39. Petitioners reallege and incorporate herein, as if set forth in full, each and every allegation contained in paragraphs 1 through 38 of this petition and further alleges as follows:
40. Respondents abused their discretion and failed to proceed according to law in that they failed to adequately respond to the correspondence, information and other materials that evidenced the Project’s significant environmental impacts, as submitted to Respondents by various resource agencies during the Project approval process and CEQA review.
41. Respondents further abused their discretion and failed to proceed according to law in that they adopted a “baseline” condition intended to minimize disclosure of the true Project impacts, thereby failing to fulfill CEQA’s informational purposes.
42. Respondents failed to include sufficient description, data and information in the Project description and environmental review to support Respondents’ conclusions.
43. Respondents failed to require the preparation of an Environmental Impact Report for the project, despite the existence of a "fair argument" based on substantial evidence in the record, that the project may have a significant effect on the environment.
44. As a result of Respondents’ failure to comply with the procedures required by CEQA and the CEQA Guidelines, a preemptory writ of mandate must issue ordering Respondents to set aside its environmental findings and the related decision, and directing Respondents to comply with the procedures mandated by CEQA and the CEQA Guidelines before acting on any development proposal under the Project.

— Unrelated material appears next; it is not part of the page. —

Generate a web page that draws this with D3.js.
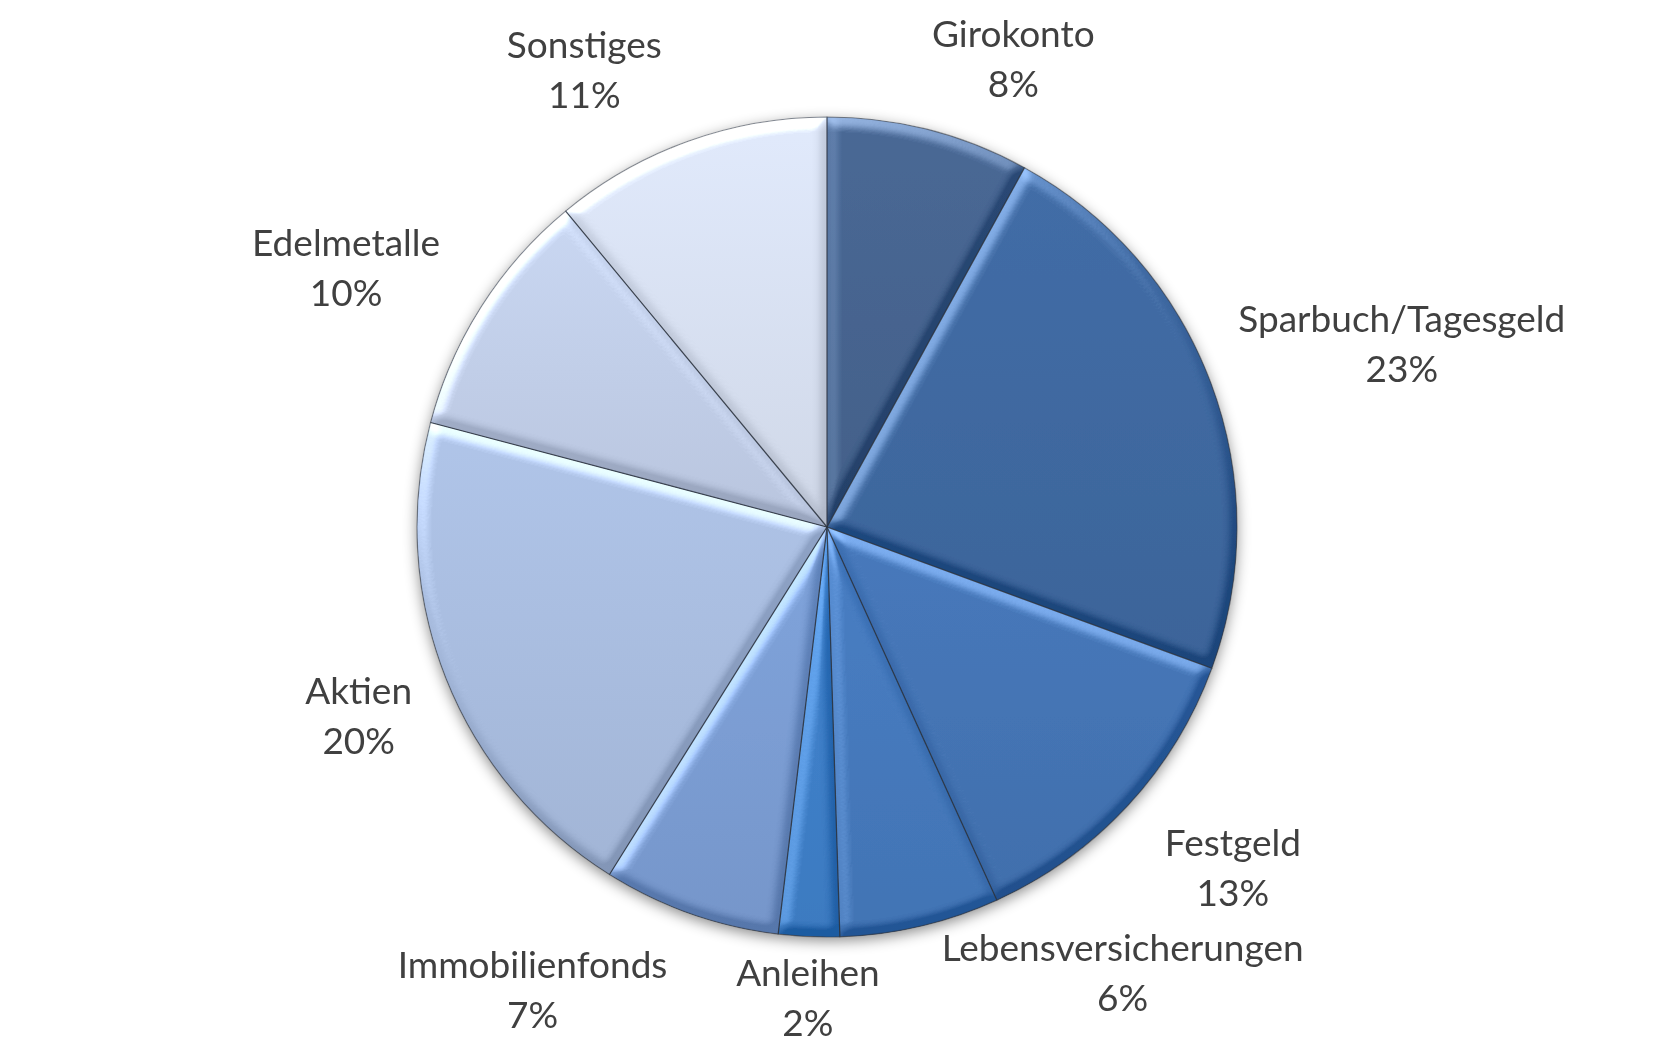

Wherefore, Petitioners respectfully request the following relief and entry of judgment as follows:
1. A peremptory writ of mandate directing Respondents to vacate and set aside the approval of the Mitigated Negative Declaration prepared for the Project on the grounds that it violates the California Environmental Quality Act, Public Resources Code section 21000 et seq.
2. Petitioner’s attorneys’ fees under Code of Civil Proc edure section 1021.5 and other applicable authority;
5. Costs of suit; and
6. Such other and further relief as the Court deems just and proper.

DATED: January 18, 2007

By Donald B. Mooney
Attorney for Petitioners
San Joaquin Raptor Rescue Center; and
Protect Our Water

I am the attorney for Petitioners San Joaquin Raptor Rescue Center and Protect Our Water who are all located outside the County of Yolo, State of California, where I have my office. For that reason, I make this verification for and on their behalf pursuant to the California Code of Civil Procedure section 446. I have read the foregoing Verified Petition for Writ of Mandate and know its contents. The matters stated in this Verified Petition for Writ of Mandate are true of my own knowledge except those matters stated on information and belief, and as to those matters I believe them to be true.
I declare under penalty of perjury that the above is true and correct. Executed this 18th day of January 2007, at Davis, California.